When you boost to Bob's (who should be Alice) unprimed frame (a boost along $-x'$):
$$ \phi(x, t) = \phi'(x', t') $$
but:
$$ t = \gamma\big(t'+\frac{vx'}{c^2}\big)$$
$$ x = \gamma\big(x'+vt'\big)$$
Because $t$ and $t'$ cannot be synchronized across the aperture, what appears as constant phase on the train is a phase ramp from the train station.
A phase ramp works the same way here as it does in an electronically steered radar, it caused the beam to diverge from normal.
[1] When discussing relativity, it customary to have  the so-called at-rest frame be unprimed, and  the moving frame be prime. The train moves, hence it is primed.

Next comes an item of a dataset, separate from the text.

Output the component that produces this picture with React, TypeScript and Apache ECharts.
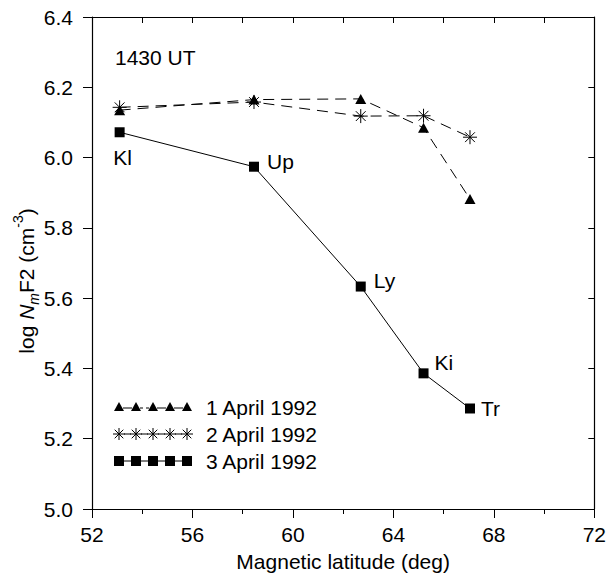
import React, { useEffect, useRef } from "react";
import * as echarts from "echarts";

const latitudes = [53.1, 58.45, 62.7, 65.2, 67.05];
const april1 = [6.135, 6.165, 6.167, 6.085, 5.882];
const april2 = [6.143, 6.158, 6.118, 6.119, 6.058];
const april3 = [6.072, 5.974, 5.633, 5.386, 5.286];
const stations = ["Kl", "Up", "Ly", "Ki", "Tr"];
const seriesNames = ["1 April 1992", "2 April 1992", "3 April 1992"];
const yTicks = [5.0, 5.2, 5.4, 5.6, 5.8, 6.0, 6.2, 6.4];
const xTicks = [52, 56, 60, 64, 68, 72];

const STAR = "path://M5,0L5,10M0,5L10,5M1.5,1.5L8.5,8.5M8.5,1.5L1.5,8.5";
const FONT = "Liberation Sans";

const labelPos: any[] = [
  { position: "bottom", distance: 10, offset: [3, 0] },
  { position: "right", distance: 8, offset: [0, -5] },
  { position: "right", distance: 8, offset: [0, -6] },
  { position: "right", distance: 6, offset: [0, -11] },
  { position: "right", distance: 6, offset: [0, 0] },
];

export default function App() {
  const ref = useRef<HTMLDivElement>(null);
  useEffect(() => {
    const chart = echarts.init(ref.current!, null, { renderer: "svg" });
    const pairs = (ys: number[]) => latitudes.map((x, i) => [x, ys[i]]);
    const legendX0 = 119;
    const legendDx = 17;
    const rows = [407, 434, 461];
    const legendGraphics: any[] = [];
    for (let k = 0; k < 5; k++) {
      const cx = legendX0 + k * legendDx;
      legendGraphics.push({
        type: "polygon",
        shape: { points: [[cx, rows[0] - 5], [cx + 5, rows[0] + 4], [cx - 5, rows[0] + 4]] },
        style: { fill: "#000" },
      });
      if (k < 4) {
        legendGraphics.push({
          type: "line",
          shape: { x1: cx + 4, y1: rows[0] + 1, x2: cx + 13, y2: rows[0] + 1 },
          style: { stroke: "#000", lineWidth: 1, lineDash: k === 1 ? [3, 3] : null },
        });
      }
      const s = 6;
      const y2 = rows[1];
      legendGraphics.push(
        { type: "line", shape: { x1: cx, y1: y2 - s, x2: cx, y2: y2 + s }, style: { stroke: "#000", lineWidth: 1 } },
        { type: "line", shape: { x1: cx - s, y1: y2, x2: cx + s, y2: y2 }, style: { stroke: "#000", lineWidth: 1 } },
        { type: "line", shape: { x1: cx - 4.3, y1: y2 - 4.3, x2: cx + 4.3, y2: y2 + 4.3 }, style: { stroke: "#000", lineWidth: 1 } },
        { type: "line", shape: { x1: cx + 4.3, y1: y2 - 4.3, x2: cx - 4.3, y2: y2 + 4.3 }, style: { stroke: "#000", lineWidth: 1 } }
      );
      if (k < 4) {
        legendGraphics.push({
          type: "line",
          shape: { x1: cx + 5, y1: y2, x2: cx + 12, y2: y2 },
          style: { stroke: "#000", lineWidth: 1 },
        });
      }
      legendGraphics.push({
        type: "rect",
        shape: { x: cx - 5, y: rows[2] - 5, width: 10, height: 10 },
        style: { fill: "#000" },
      });
      if (k < 4) {
        legendGraphics.push({
          type: "line",
          shape: { x1: cx + 4, y1: rows[2], x2: cx + 13, y2: rows[2] },
          style: { stroke: "#000", lineWidth: 1 },
        });
      }
    }
    seriesNames.forEach((n, i) => {
      legendGraphics.push({
        type: "text",
        x: 206,
        y: rows[i],
        style: { text: n, font: `21px '${FONT}'`, fill: "#000", textVerticalAlign: "middle" },
      });
    });
    legendGraphics.push({
      type: "text",
      x: 115,
      y: 57,
      style: { text: "1430 UT", font: `21px '${FONT}'`, fill: "#000", textVerticalAlign: "middle" },
    });
    legendGraphics.push({
      type: "text",
      x: 26,
      y: 281,
      rotation: Math.PI / 2,
      style: {
        text: "log {i|N}{sub|m}F2 (cm{sup|-3})",
        font: `21px '${FONT}'`,
        fill: "#000",
        align: "center",
        verticalAlign: "middle",
        rich: {
          i: { fontSize: 21, fontStyle: "italic", fontFamily: FONT, lineHeight: 30, verticalAlign: "middle" },
          sub: { fontSize: 14, fontStyle: "italic", fontFamily: FONT, lineHeight: 30, verticalAlign: "bottom" },
          sup: { fontSize: 14, fontFamily: FONT, lineHeight: 30, verticalAlign: "top" },
        },
      },
    });

    const axisBase = {
      type: "value",
      axisLine: { show: true, lineStyle: { color: "#000", width: 1.2 } },
      splitLine: { show: false },
    };

    chart.setOption({
      animation: false,
      backgroundColor: "#fff",
      textStyle: { fontFamily: FONT, color: "#000" },
      grid: { left: 92, right: 13, top: 17, bottom: 64 },
      xAxis: [
        {
          ...axisBase,
          position: "bottom",
          min: 52,
          max: 72,
          interval: 4,
          axisTick: { show: true, inside: false, length: 9, lineStyle: { color: "#000" } },
          minorTick: { show: true, splitNumber: 2, length: 5, lineStyle: { color: "#000" } },
          axisLabel: {
            fontSize: 21,
            color: "#000",
            margin: 15,
            fontFamily: FONT,
            formatter: (v: number) => (xTicks.includes(v) ? String(v) : ""),
          },
          name: "Magnetic latitude (deg)",
          nameLocation: "middle",
          nameGap: 42,
          nameTextStyle: { fontSize: 21, color: "#000", fontFamily: FONT },
        },
        {
          ...axisBase,
          position: "top",
          min: 52,
          max: 72,
          interval: 2,
          axisTick: { show: true, inside: true, length: 6, lineStyle: { color: "#000" } },
          axisLabel: { show: false },
        },
      ],
      yAxis: [
        {
          ...axisBase,
          position: "left",
          min: 5.0,
          max: 6.4,
          interval: 0.2,
          axisTick: { show: true, inside: false, length: 9, lineStyle: { color: "#000" } },
          axisLabel: {
            fontSize: 21,
            color: "#000",
            margin: 19,
            fontFamily: FONT,
            formatter: (v: number) => {
              const t = yTicks.find((y) => Math.abs(y - v) < 1e-6);
              return t !== undefined ? t.toFixed(1) : "";
            },
          },
        },
        {
          ...axisBase,
          position: "right",
          min: 5.0,
          max: 6.4,
          interval: 0.2,
          axisTick: { show: true, inside: true, length: 6, lineStyle: { color: "#000" } },
          axisLabel: { show: false },
        },
      ],
      series: [
        {
          name: seriesNames[0],
          type: "line",
          data: pairs(april1),
          symbol: "triangle",
          symbolSize: [11, 10],
          itemStyle: { color: "#000" },
          lineStyle: { color: "#000", width: 1, type: [11, 7] },
          z: 3,
        },
        {
          name: seriesNames[1],
          type: "line",
          data: pairs(april2),
          symbol: STAR,
          symbolSize: 14,
          itemStyle: { color: "none", borderColor: "#000", borderWidth: 1 },
          lineStyle: { color: "#000", width: 1, type: [11, 7] },
          z: 3,
        },
        {
          name: seriesNames[2],
          type: "line",
          data: pairs(april3).map((p, i) => ({
            value: p,
            label: {
              show: true,
              formatter: stations[i],
              fontSize: 21,
              color: "#000",
              fontFamily: FONT,
              ...labelPos[i],
            },
          })),
          symbol: "rect",
          symbolSize: 10,
          itemStyle: { color: "#000" },
          lineStyle: { color: "#000", width: 1 },
          z: 4,
        },
      ],
      graphic: legendGraphics,
    });
    return () => chart.dispose();
  }, []);
  return (
    <div
      ref={ref}
      style={{ position: "fixed", left: 0, top: 0, width: 609, height: 577, background: "#fff" }}
    />
  );
}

Naming is alphabetical, moving outward. We start at rest with Alice in the train station and Bob on the train.
It may seem nit-picky, but the number-one aspect of thought experiments must be clarity. And consistency.
A: The angles of the mirrors in the retroreflector don't necessarily change due to length contraction -- for all we know, a corner reflector might be mounted such that each mirror is either exactly perpendicular to the direction of the train's motion, or parallel to it. (We'll move the LED a bit off center, such that its beam still gets to bounce off all three mirrors -- that shouldn't change the underlying point of your question).
However, an unavoidable complication (from the trackside point of view) is that one of the mirrors is moving in a direction perpendicular to the mirror itself. Such a moving mirror does not satisfy the law that the angle of incidence equals the angle of reflection -- so the retroreflector is not exactly "retro" as observed from the trackside.
To see this qualitatively, imagine that there's a mirror hanging in the middle of the back wall of the carriage. We emit a light signal from the right front corner of the carriage, bounce it off the mirror, and detect it in the left front corner.
Seen from the train, the path of this light signal forms an isosceles triangle together with the front wall of the carriage.
However, the trackside observer can see that the "emission" and "detection" events happen at different positions along the track, and therefore at different distances (still along the track) from the "bounce" event. Both observers agree that emission and detection happen at equal (but opposite) lateral distances from the center of the track. But that means that the trackside observers must conclude that the incoming and reflected light rays make different angles to the track centerline (and therefore different angles to the plane of the mirror, too).